======== Record set

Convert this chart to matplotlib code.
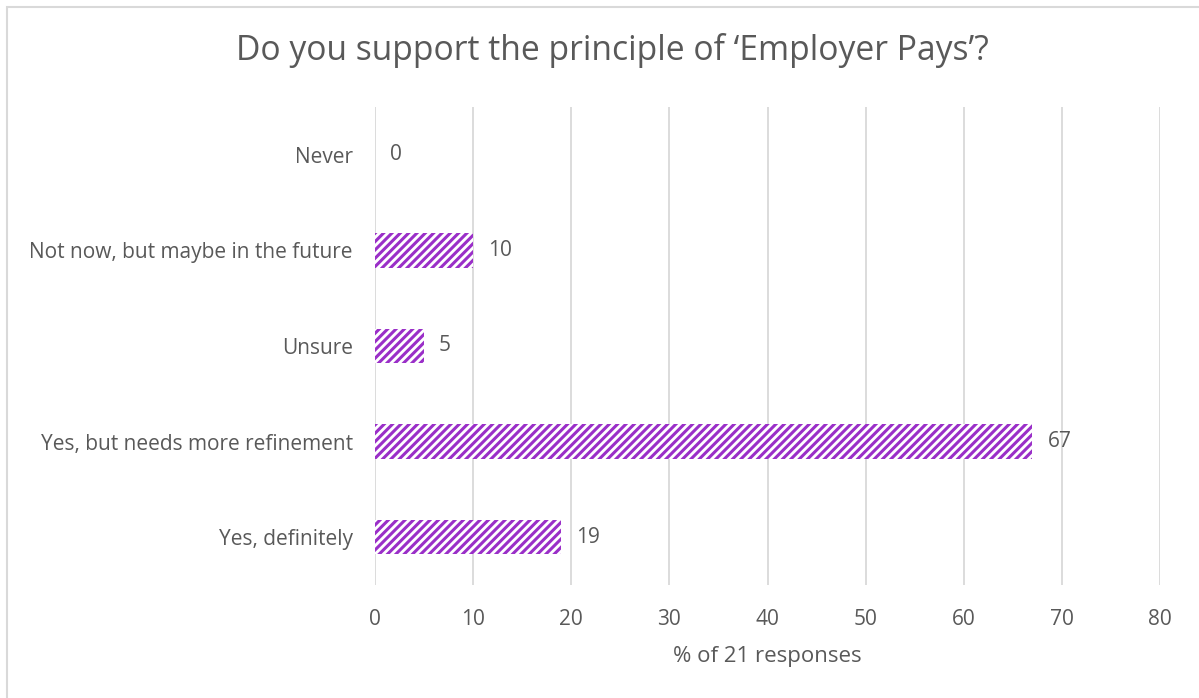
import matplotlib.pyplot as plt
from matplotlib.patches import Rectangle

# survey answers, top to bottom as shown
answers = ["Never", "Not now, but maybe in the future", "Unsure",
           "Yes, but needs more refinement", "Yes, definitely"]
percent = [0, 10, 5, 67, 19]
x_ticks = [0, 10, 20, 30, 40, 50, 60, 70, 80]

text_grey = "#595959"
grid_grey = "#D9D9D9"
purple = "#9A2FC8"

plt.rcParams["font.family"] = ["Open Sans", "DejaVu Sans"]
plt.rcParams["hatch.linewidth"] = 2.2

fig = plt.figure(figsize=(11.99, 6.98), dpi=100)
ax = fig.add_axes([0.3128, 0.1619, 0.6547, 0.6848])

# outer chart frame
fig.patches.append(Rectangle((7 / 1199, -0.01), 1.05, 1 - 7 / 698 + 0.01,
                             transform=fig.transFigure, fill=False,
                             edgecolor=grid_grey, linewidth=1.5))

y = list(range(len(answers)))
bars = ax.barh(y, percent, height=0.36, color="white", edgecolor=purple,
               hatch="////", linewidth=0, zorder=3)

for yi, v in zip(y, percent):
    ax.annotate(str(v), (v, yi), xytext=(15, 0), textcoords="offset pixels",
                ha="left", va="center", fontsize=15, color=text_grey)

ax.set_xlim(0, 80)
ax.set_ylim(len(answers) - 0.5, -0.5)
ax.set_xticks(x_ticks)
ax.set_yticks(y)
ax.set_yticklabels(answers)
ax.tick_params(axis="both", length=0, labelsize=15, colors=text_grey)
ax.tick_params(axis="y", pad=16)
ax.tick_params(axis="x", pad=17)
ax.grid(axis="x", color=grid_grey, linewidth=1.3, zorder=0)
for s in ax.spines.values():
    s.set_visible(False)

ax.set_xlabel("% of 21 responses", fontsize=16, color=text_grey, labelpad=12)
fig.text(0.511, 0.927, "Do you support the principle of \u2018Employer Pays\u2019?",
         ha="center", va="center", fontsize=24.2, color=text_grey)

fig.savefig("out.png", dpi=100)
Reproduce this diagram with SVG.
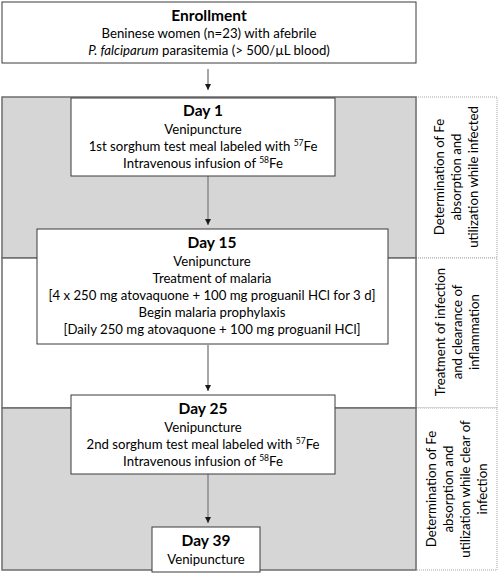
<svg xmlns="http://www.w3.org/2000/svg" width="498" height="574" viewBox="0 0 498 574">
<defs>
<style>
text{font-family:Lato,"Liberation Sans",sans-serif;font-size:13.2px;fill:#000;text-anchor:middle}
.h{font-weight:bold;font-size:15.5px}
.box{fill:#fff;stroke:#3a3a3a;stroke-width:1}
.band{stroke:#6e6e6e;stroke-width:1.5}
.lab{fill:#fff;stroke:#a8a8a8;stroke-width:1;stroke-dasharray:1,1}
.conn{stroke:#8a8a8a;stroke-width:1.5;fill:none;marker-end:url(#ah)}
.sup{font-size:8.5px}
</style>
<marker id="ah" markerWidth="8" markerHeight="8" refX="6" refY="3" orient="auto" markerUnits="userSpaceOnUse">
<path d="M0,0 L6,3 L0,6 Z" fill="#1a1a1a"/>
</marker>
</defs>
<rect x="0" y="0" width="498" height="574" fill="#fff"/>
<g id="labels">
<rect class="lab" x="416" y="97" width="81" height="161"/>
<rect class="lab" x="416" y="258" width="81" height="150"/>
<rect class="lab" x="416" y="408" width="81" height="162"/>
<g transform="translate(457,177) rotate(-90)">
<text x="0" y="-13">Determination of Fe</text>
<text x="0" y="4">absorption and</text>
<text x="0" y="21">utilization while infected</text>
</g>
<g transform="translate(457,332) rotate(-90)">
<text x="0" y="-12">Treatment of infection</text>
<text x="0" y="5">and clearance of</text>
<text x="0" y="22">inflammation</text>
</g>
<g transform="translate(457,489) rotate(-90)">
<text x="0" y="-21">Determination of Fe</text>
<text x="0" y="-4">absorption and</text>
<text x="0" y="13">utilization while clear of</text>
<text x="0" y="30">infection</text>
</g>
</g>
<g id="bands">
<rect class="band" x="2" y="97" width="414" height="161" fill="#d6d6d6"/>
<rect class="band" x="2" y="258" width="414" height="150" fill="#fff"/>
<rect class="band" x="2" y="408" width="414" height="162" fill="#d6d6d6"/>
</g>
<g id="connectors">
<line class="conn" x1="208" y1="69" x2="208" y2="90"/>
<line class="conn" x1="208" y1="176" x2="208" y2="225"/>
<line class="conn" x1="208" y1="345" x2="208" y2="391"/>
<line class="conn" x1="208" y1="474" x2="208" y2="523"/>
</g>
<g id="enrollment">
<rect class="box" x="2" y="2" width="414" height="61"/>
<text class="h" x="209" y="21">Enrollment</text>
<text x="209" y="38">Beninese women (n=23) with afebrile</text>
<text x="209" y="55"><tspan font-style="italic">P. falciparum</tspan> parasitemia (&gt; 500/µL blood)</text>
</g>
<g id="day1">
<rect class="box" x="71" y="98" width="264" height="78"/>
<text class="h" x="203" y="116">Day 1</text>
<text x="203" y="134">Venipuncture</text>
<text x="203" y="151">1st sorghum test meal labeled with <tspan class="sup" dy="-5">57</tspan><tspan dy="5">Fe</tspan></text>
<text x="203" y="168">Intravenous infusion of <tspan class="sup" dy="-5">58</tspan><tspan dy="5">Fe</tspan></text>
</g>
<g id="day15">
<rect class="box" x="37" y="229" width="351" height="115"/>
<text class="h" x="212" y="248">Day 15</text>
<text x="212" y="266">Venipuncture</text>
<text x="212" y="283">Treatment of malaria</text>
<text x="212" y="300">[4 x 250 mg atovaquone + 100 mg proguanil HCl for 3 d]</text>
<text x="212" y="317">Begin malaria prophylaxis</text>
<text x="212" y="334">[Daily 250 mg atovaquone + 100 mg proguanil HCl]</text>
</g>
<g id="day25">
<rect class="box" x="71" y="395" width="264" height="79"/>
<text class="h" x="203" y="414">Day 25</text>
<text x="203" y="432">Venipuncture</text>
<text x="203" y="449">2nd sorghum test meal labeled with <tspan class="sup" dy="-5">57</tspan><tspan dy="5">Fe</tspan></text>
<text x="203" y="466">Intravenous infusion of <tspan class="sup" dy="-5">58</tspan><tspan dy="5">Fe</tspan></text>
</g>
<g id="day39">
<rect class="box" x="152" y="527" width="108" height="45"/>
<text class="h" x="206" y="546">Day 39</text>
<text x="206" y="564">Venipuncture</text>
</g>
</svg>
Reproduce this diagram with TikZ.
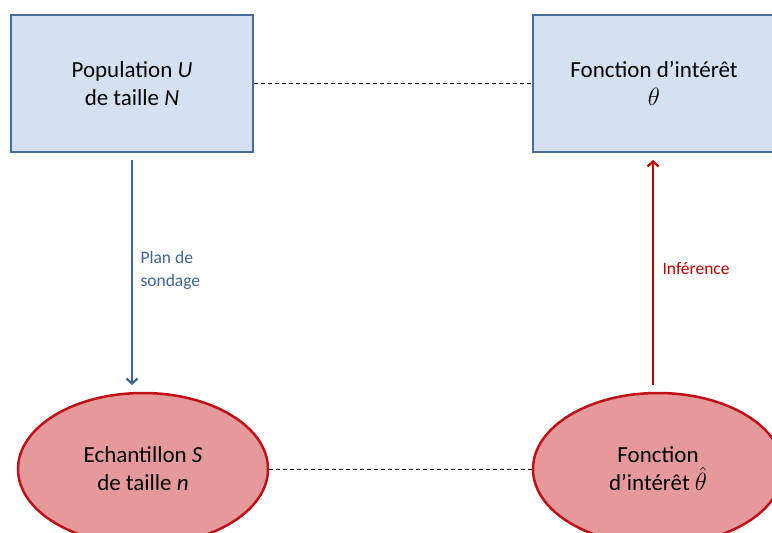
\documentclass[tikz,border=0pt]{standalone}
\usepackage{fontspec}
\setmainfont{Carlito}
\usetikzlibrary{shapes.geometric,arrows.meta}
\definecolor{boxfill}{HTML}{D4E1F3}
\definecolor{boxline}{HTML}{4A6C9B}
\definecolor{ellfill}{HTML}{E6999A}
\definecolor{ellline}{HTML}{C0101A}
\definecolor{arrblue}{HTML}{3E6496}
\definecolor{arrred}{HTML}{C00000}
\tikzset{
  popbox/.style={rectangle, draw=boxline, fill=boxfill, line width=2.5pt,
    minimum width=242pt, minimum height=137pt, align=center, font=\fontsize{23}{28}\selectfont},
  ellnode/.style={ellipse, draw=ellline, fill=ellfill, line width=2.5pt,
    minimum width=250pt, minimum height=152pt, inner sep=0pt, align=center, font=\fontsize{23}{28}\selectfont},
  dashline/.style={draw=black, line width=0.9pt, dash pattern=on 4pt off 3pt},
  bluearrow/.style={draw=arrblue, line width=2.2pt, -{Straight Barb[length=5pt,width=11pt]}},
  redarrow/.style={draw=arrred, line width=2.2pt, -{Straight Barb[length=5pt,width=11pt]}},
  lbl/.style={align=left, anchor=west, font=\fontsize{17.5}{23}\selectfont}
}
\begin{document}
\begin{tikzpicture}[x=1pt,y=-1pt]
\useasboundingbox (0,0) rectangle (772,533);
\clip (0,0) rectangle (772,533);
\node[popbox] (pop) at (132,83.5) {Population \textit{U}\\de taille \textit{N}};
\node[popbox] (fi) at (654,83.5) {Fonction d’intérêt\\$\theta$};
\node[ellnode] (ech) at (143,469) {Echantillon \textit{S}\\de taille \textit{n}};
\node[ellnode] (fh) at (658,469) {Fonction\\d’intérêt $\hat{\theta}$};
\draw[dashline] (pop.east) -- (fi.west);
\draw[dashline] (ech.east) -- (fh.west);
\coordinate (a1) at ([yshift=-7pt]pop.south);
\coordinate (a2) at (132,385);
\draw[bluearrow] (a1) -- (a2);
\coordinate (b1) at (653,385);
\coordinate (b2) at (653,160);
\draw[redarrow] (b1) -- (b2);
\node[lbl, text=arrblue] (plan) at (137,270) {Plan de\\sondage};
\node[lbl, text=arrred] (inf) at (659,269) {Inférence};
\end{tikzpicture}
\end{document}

================

Pictures are excluded: retype only the lines from the beginning of the listing above through the line with "s.set_visible(False)", both included.

### Finished task
Convert this chart to matplotlib code.
import matplotlib.pyplot as plt
from matplotlib.patches import Rectangle

# survey answers, top to bottom as shown
answers = ["Never", "Not now, but maybe in the future", "Unsure",
           "Yes, but needs more refinement", "Yes, definitely"]
percent = [0, 10, 5, 67, 19]
x_ticks = [0, 10, 20, 30, 40, 50, 60, 70, 80]

text_grey = "#595959"
grid_grey = "#D9D9D9"
purple = "#9A2FC8"

plt.rcParams["font.family"] = ["Open Sans", "DejaVu Sans"]
plt.rcParams["hatch.linewidth"] = 2.2

fig = plt.figure(figsize=(11.99, 6.98), dpi=100)
ax = fig.add_axes([0.3128, 0.1619, 0.6547, 0.6848])

# outer chart frame
fig.patches.append(Rectangle((7 / 1199, -0.01), 1.05, 1 - 7 / 698 + 0.01,
                             transform=fig.transFigure, fill=False,
                             edgecolor=grid_grey, linewidth=1.5))

y = list(range(len(answers)))
bars = ax.barh(y, percent, height=0.36, color="white", edgecolor=purple,
               hatch="////", linewidth=0, zorder=3)

for yi, v in zip(y, percent):
    ax.annotate(str(v), (v, yi), xytext=(15, 0), textcoords="offset pixels",
                ha="left", va="center", fontsize=15, color=text_grey)

ax.set_xlim(0, 80)
ax.set_ylim(len(answers) - 0.5, -0.5)
ax.set_xticks(x_ticks)
ax.set_yticks(y)
ax.set_yticklabels(answers)
ax.tick_params(axis="both", length=0, labelsize=15, colors=text_grey)
ax.tick_params(axis="y", pad=16)
ax.tick_params(axis="x", pad=17)
ax.grid(axis="x", color=grid_grey, linewidth=1.3, zorder=0)
for s in ax.spines.values():
    s.set_visible(False)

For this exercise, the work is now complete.